+++ Given data +++

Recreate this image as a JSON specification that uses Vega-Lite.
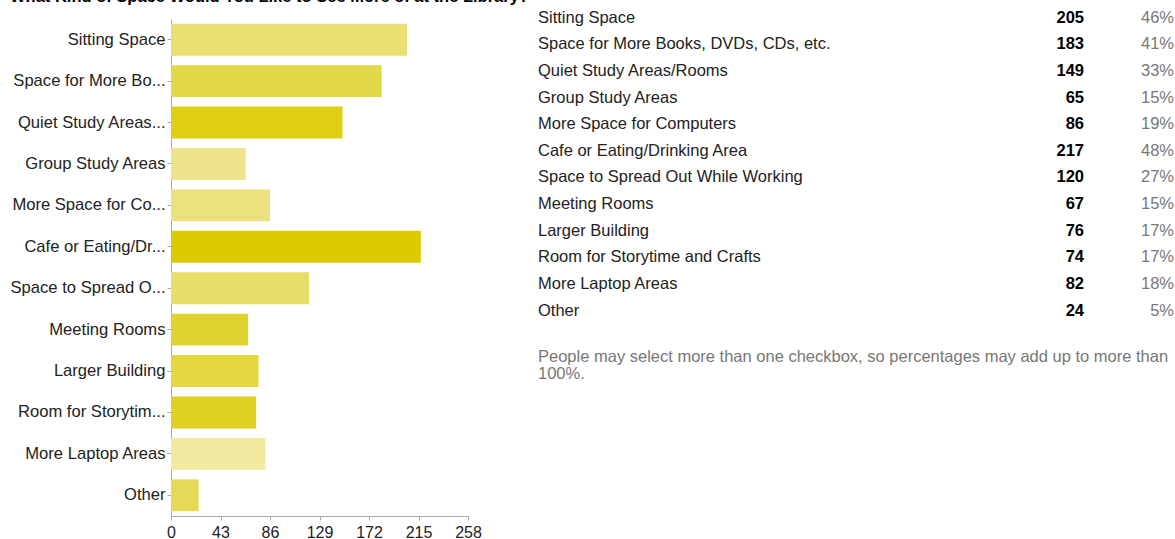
{
  "$schema": "https://vega.github.io/schema/vega-lite/v6.json",
  "padding": {"top": -11, "left": 10, "right": 0, "bottom": 0},
  "background": "#ffffff",
  "title": {
    "text": "What Kind of Space Would You Like to See More of at the Library?",
    "anchor": "start",
    "fontSize": 16.5,
    "fontWeight": "bold",
    "color": "#000000",
    "offset": 4
  },
  "datasets": {
    "survey": [
      {"rank": 1, "label": "Sitting Space", "short": "Sitting Space", "count": 205, "pct": 0.46},
      {"rank": 2, "label": "Space for More Books, DVDs, CDs, etc.", "short": "Space for More Bo...", "count": 183, "pct": 0.41},
      {"rank": 3, "label": "Quiet Study Areas/Rooms", "short": "Quiet Study Areas...", "count": 149, "pct": 0.33},
      {"rank": 4, "label": "Group Study Areas", "short": "Group Study Areas", "count": 65, "pct": 0.15},
      {"rank": 5, "label": "More Space for Computers", "short": "More Space for Co...", "count": 86, "pct": 0.19},
      {"rank": 6, "label": "Cafe or Eating/Drinking Area", "short": "Cafe or Eating/Dr...", "count": 217, "pct": 0.48},
      {"rank": 7, "label": "Space to Spread Out While Working", "short": "Space to Spread O...", "count": 120, "pct": 0.27},
      {"rank": 8, "label": "Meeting Rooms", "short": "Meeting Rooms", "count": 67, "pct": 0.15},
      {"rank": 9, "label": "Larger Building", "short": "Larger Building", "count": 76, "pct": 0.17},
      {"rank": 10, "label": "Room for Storytime and Crafts", "short": "Room for Storytim...", "count": 74, "pct": 0.17},
      {"rank": 11, "label": "More Laptop Areas", "short": "More Laptop Areas", "count": 82, "pct": 0.18},
      {"rank": 12, "label": "Other", "short": "Other", "count": 24, "pct": 0.05}
    ],
    "note": [
      {"line": 13.43, "note": "People may select more than one checkbox, so percentages may add up to more than\n100%."}
    ]
  },
  "bounds": "flush",
  "spacing": 70,
  "hconcat": [
    {
      "data": {"name": "survey"},
      "width": 297,
      "height": 497,
      "mark": {"type": "bar"},
      "encoding": {
        "y": {
          "field": "short",
          "type": "nominal",
          "sort": null,
          "scale": {"paddingInner": 0.23, "paddingOuter": 0.115},
          "axis": {
            "title": null,
            "labelFontSize": 16.6,
            "labelColor": "#222222",
            "labelLimit": 0,
            "labelPadding": 2,
            "tickSize": 4,
            "tickColor": "#aaaaaa",
            "domainColor": "#aaaaaa"
          }
        },
        "x": {
          "field": "count",
          "type": "quantitative",
          "scale": {"domain": [0, 258], "nice": false},
          "axis": {
            "title": null,
            "grid": false,
            "values": [0, 43, 86, 129, 172, 215, 258],
            "labelFontSize": 16,
            "labelColor": "#222222",
            "labelFlush": false,
            "labelOverlap": false,
            "labelPadding": 4,
            "tickSize": 4,
            "tickColor": "#aaaaaa",
            "domainColor": "#aaaaaa"
          }
        },
        "color": {
          "field": "short",
          "type": "nominal",
          "legend": null,
          "scale": {
            "domain": ["Sitting Space", "Space for More Bo...", "Quiet Study Areas...", "Group Study Areas", "More Space for Co...", "Cafe or Eating/Dr...", "Space to Spread O...", "Meeting Rooms", "Larger Building", "Room for Storytim...", "More Laptop Areas", "Other"],
            "range": ["#E9DF73", "#E3D74A", "#DECE14", "#EDE58C", "#EBE17E", "#DCCB00", "#E7DD69", "#E1D32F", "#E3D63E", "#DFD022", "#F0E99E", "#E5D958"]
          }
        }
      }
    },
    {
      "width": 637,
      "height": 497,
      "resolve": {"scale": {"x": "shared", "y": "shared"}},
      "layer": [
        {
          "data": {"name": "survey"},
          "mark": {"type": "text", "align": "left", "baseline": "middle", "fontSize": 16.5, "color": "#222222"},
          "encoding": {
            "y": {"field": "rank", "type": "quantitative", "scale": {"domain": [1.049, 19.72], "reverse": true, "nice": false, "zero": false}, "axis": null},
            "x": {"datum": 0, "type": "quantitative", "scale": {"domain": [0, 637], "nice": false}, "axis": null},
            "text": {"field": "label"}
          }
        },
        {
          "data": {"name": "survey"},
          "mark": {"type": "text", "align": "right", "baseline": "middle", "fontSize": 16.5, "fontWeight": "bold", "color": "#000000"},
          "encoding": {
            "y": {"field": "rank", "type": "quantitative"},
            "x": {"datum": 546, "type": "quantitative"},
            "text": {"field": "count", "type": "quantitative"}
          }
        },
        {
          "data": {"name": "survey"},
          "mark": {"type": "text", "align": "right", "baseline": "middle", "fontSize": 16.5, "color": "#777777"},
          "encoding": {
            "y": {"field": "rank", "type": "quantitative"},
            "x": {"datum": 636, "type": "quantitative"},
            "text": {"field": "pct", "type": "quantitative", "format": ".0%"}
          }
        },
        {
          "data": {"name": "note"},
          "mark": {"type": "text", "align": "left", "baseline": "top", "fontSize": 16.5, "color": "#777777", "lineBreak": "\n", "lineHeight": 17},
          "encoding": {
            "y": {"field": "line", "type": "quantitative"},
            "x": {"datum": 0, "type": "quantitative"},
            "text": {"field": "note"}
          }
        }
      ]
    }
  ],
  "config": {
    "font": "Liberation Sans",
    "view": {"stroke": null}
  }
}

+++

:: Direction ::
Repeat the data exactly, excluding the pictures.

:: Task solution ::
Recreate this image as a JSON specification that uses Vega-Lite.
{
  "$schema": "https://vega.github.io/schema/vega-lite/v6.json",
  "padding": {"top": -11, "left": 10, "right": 0, "bottom": 0},
  "background": "#ffffff",
  "title": {
    "text": "What Kind of Space Would You Like to See More of at the Library?",
    "anchor": "start",
    "fontSize": 16.5,
    "fontWeight": "bold",
    "color": "#000000",
    "offset": 4
  },
  "datasets": {
    "survey": [
      {"rank": 1, "label": "Sitting Space", "short": "Sitting Space", "count": 205, "pct": 0.46},
      {"rank": 2, "label": "Space for More Books, DVDs, CDs, etc.", "short": "Space for More Bo...", "count": 183, "pct": 0.41},
      {"rank": 3, "label": "Quiet Study Areas/Rooms", "short": "Quiet Study Areas...", "count": 149, "pct": 0.33},
      {"rank": 4, "label": "Group Study Areas", "short": "Group Study Areas", "count": 65, "pct": 0.15},
      {"rank": 5, "label": "More Space for Computers", "short": "More Space for Co...", "count": 86, "pct": 0.19},
      {"rank": 6, "label": "Cafe or Eating/Drinking Area", "short": "Cafe or Eating/Dr...", "count": 217, "pct": 0.48},
      {"rank": 7, "label": "Space to Spread Out While Working", "short": "Space to Spread O...", "count": 120, "pct": 0.27},
      {"rank": 8, "label": "Meeting Rooms", "short": "Meeting Rooms", "count": 67, "pct": 0.15},
      {"rank": 9, "label": "Larger Building", "short": "Larger Building", "count": 76, "pct": 0.17},
      {"rank": 10, "label": "Room for Storytime and Crafts", "short": "Room for Storytim...", "count": 74, "pct": 0.17},
      {"rank": 11, "label": "More Laptop Areas", "short": "More Laptop Areas", "count": 82, "pct": 0.18},
      {"rank": 12, "label": "Other", "short": "Other", "count": 24, "pct": 0.05}
    ],
    "note": [
      {"line": 13.43, "note": "People may select more than one checkbox, so percentages may add up to more than\n100%."}
    ]
  },
  "bounds": "flush",
  "spacing": 70,
  "hconcat": [
    {
      "data": {"name": "survey"},
      "width": 297,
      "height": 497,
      "mark": {"type": "bar"},
      "encoding": {
        "y": {
          "field": "short",
          "type": "nominal",
          "sort": null,
          "scale": {"paddingInner": 0.23, "paddingOuter": 0.115},
          "axis": {
            "title": null,
            "labelFontSize": 16.6,
            "labelColor": "#222222",
            "labelLimit": 0,
            "labelPadding": 2,
            "tickSize": 4,
            "tickColor": "#aaaaaa",
            "domainColor": "#aaaaaa"
          }
        },
        "x": {
          "field": "count",
          "type": "quantitative",
          "scale": {"domain": [0, 258], "nice": false},
          "axis": {
            "title": null,
            "grid": false,
            "values": [0, 43, 86, 129, 172, 215, 258],
            "labelFontSize": 16,
            "labelColor": "#222222",
            "labelFlush": false,
            "labelOverlap": false,
            "labelPadding": 4,
            "tickSize": 4,
            "tickColor": "#aaaaaa",
            "domainColor": "#aaaaaa"
          }
        },
        "color": {
          "field": "short",
          "type": "nominal",
          "legend": null,
          "scale": {
            "domain": ["Sitting Space", "Space for More Bo...", "Quiet Study Areas...", "Group Study Areas", "More Space for Co...", "Cafe or Eating/Dr...", "Space to Spread O...", "Meeting Rooms", "Larger Building", "Room for Storytim...", "More Laptop Areas", "Other"],
            "range": ["#E9DF73", "#E3D74A", "#DECE14", "#EDE58C", "#EBE17E", "#DCCB00", "#E7DD69", "#E1D32F", "#E3D63E", "#DFD022", "#F0E99E", "#E5D958"]
          }
        }
      }
    },
    {
      "width": 637,
      "height": 497,
      "resolve": {"scale": {"x": "shared", "y": "shared"}},
      "layer": [
        {
          "data": {"name": "survey"},
          "mark": {"type": "text", "align": "left", "baseline": "middle", "fontSize": 16.5, "color": "#222222"},
          "encoding": {
            "y": {"field": "rank", "type": "quantitative", "scale": {"domain": [1.049, 19.72], "reverse": true, "nice": false, "zero": false}, "axis": null},
            "x": {"datum": 0, "type": "quantitative", "scale": {"domain": [0, 637], "nice": false}, "axis": null},
            "text": {"field": "label"}
          }
        },
        {
          "data": {"name": "survey"},
          "mark": {"type": "text", "align": "right", "baseline": "middle", "fontSize": 16.5, "fontWeight": "bold", "color": "#000000"},
          "encoding": {
            "y": {"field": "rank", "type": "quantitative"},
            "x": {"datum": 546, "type": "quantitative"},
            "text": {"field": "count", "type": "quantitative"}
          }
        },
        {
          "data": {"name": "survey"},
          "mark": {"type": "text", "align": "right", "baseline": "middle", "fontSize": 16.5, "color": "#777777"},
          "encoding": {
            "y": {"field": "rank", "type": "quantitative"},
            "x": {"datum": 636, "type": "quantitative"},
            "text": {"field": "pct", "type": "quantitative", "format": ".0%"}
          }
        },
        {
          "data": {"name": "note"},
          "mark": {"type": "text", "align": "left", "baseline": "top", "fontSize": 16.5, "color": "#777777", "lineBreak": "\n", "lineHeight": 17},
          "encoding": {
            "y": {"field": "line", "type": "quantitative"},
            "x": {"datum": 0, "type": "quantitative"},
            "text": {"field": "note"}
          }
        }
      ]
    }
  ],
  "config": {
    "font": "Liberation Sans",
    "view": {"stroke": null}
  }
}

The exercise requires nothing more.